== SUPPLIED INFORMATION

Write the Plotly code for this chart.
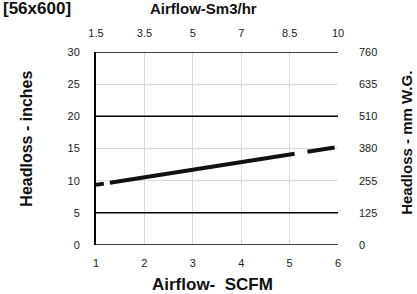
import plotly.graph_objects as go

# ---- data ----
airflow_scfm = [1.0, 5.93]
headloss_in = [9.35, 15.15]

x_ticks = [1, 2, 3, 4, 5, 6]
x_top_labels = ["1.5", "3.5", "5", "7", "8.5", "10"]
y_ticks = [0, 5, 10, 15, 20, 25, 30]
y_right_labels = ["0", "125", "255", "380", "510", "635", "760"]
dark_lines = [0, 5, 20, 30]

FONT = "Liberation Sans, Arial, sans-serif"
W, H = 417, 294
L, R, T, B = 95.5, 338, 52, 245

def px(xp):
    return (xp - L) / (R - L)

def py(yp):
    return (B - yp) / (B - T)

fig = go.Figure()
fig.add_trace(go.Scatter(
    x=airflow_scfm, y=headloss_in, mode="lines",
    line=dict(color="#111111", width=4, dash="8px,6px,187px,13px,60px"),
    showlegend=False, hoverinfo="skip"))
# invisible trace to activate secondary axes
fig.add_trace(go.Scatter(x=[x_ticks[0], x_ticks[-1]], y=[y_ticks[0], y_ticks[-1]],
                         xaxis="x2", yaxis="y2", mode="markers",
                         marker=dict(opacity=0), showlegend=False, hoverinfo="skip"))

tickfont = dict(family=FONT, size=11, color="#222222")

fig.update_layout(
    width=W, height=H,
    margin=dict(l=L, r=W - R, t=T, b=H - B, pad=0),
    paper_bgcolor="white", plot_bgcolor="white",
    xaxis=dict(range=[1, 6], tickvals=x_ticks, ticktext=[str(v) for v in x_ticks],
               showgrid=True, gridcolor="#d9d9d9", gridwidth=1,
               zeroline=False, showline=False, ticks="", tickfont=tickfont,
               ticklabelstandoff=10),
    xaxis2=dict(range=[1, 6], tickvals=x_ticks, ticktext=x_top_labels,
                overlaying="x", side="top", showgrid=False, zeroline=False,
                showline=False, ticks="", tickfont=tickfont, ticklabelstandoff=12),
    yaxis=dict(range=[0, 30], tickvals=y_ticks, ticktext=[str(v) for v in y_ticks],
               showgrid=True, gridcolor="#d9d9d9", gridwidth=1,
               zeroline=False, showline=True, linecolor="#000000", linewidth=2,
               ticks="", tickfont=tickfont, ticklabelstandoff=12),
    yaxis2=dict(range=[0, 30], tickvals=y_ticks, ticktext=y_right_labels,
                overlaying="y", side="right", showgrid=False, zeroline=False,
                showline=False, ticks="", tickfont=tickfont, ticklabelstandoff=20),
)

for v in dark_lines:
    fig.add_shape(type="line", xref="paper", yref="y", x0=0, x1=1, y0=v, y1=v,
                  line=dict(color="#000000", width=1.5), layer="above")

title_font = dict(family=FONT, size=16, color="#111111")
fig.add_annotation(text="<b>Airflow-  SCFM</b>", xref="paper", yref="paper",
                   x=px(212), y=py(284), showarrow=False, xanchor="center",
                   yanchor="middle", font=dict(family=FONT, size=17, color="#111111"))
fig.add_annotation(text="<b>Airflow-Sm3/hr</b>", xref="paper", yref="paper",
                   x=px(203), y=py(8), showarrow=False, xanchor="center",
                   yanchor="middle", font=dict(family=FONT, size=15, color="#111111"))
fig.add_annotation(text="<b>Headloss - inches</b>", xref="paper", yref="paper",
                   x=px(25), y=py(139), showarrow=False, textangle=-90,
                   xanchor="center", yanchor="middle", font=title_font)
fig.add_annotation(text="<b>Headloss - mm W.G.</b>", xref="paper", yref="paper",
                   x=px(406), y=py(143), showarrow=False, textangle=-90,
                   xanchor="center", yanchor="middle",
                   font=dict(family=FONT, size=15, color="#111111"))
fig.add_annotation(text="<b>[56x600]</b>", xref="paper", yref="paper",
                   x=px(72), y=py(8), showarrow=False, xanchor="right",
                   yanchor="middle", font=dict(family=FONT, size=17, color="#111111"))

fig.write_html("out.html", config={"displayModeBar": False},
               post_script="document.body.style.margin='0';")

====

## EXERCISE BRIEF
Leave out the pictures and repeat the lines from the start of the material through the line with "headloss_in = [9.35, 15.15]", inclusive.

## THE RESPONSE
Write the Plotly code for this chart.
import plotly.graph_objects as go

# ---- data ----
airflow_scfm = [1.0, 5.93]
headloss_in = [9.35, 15.15]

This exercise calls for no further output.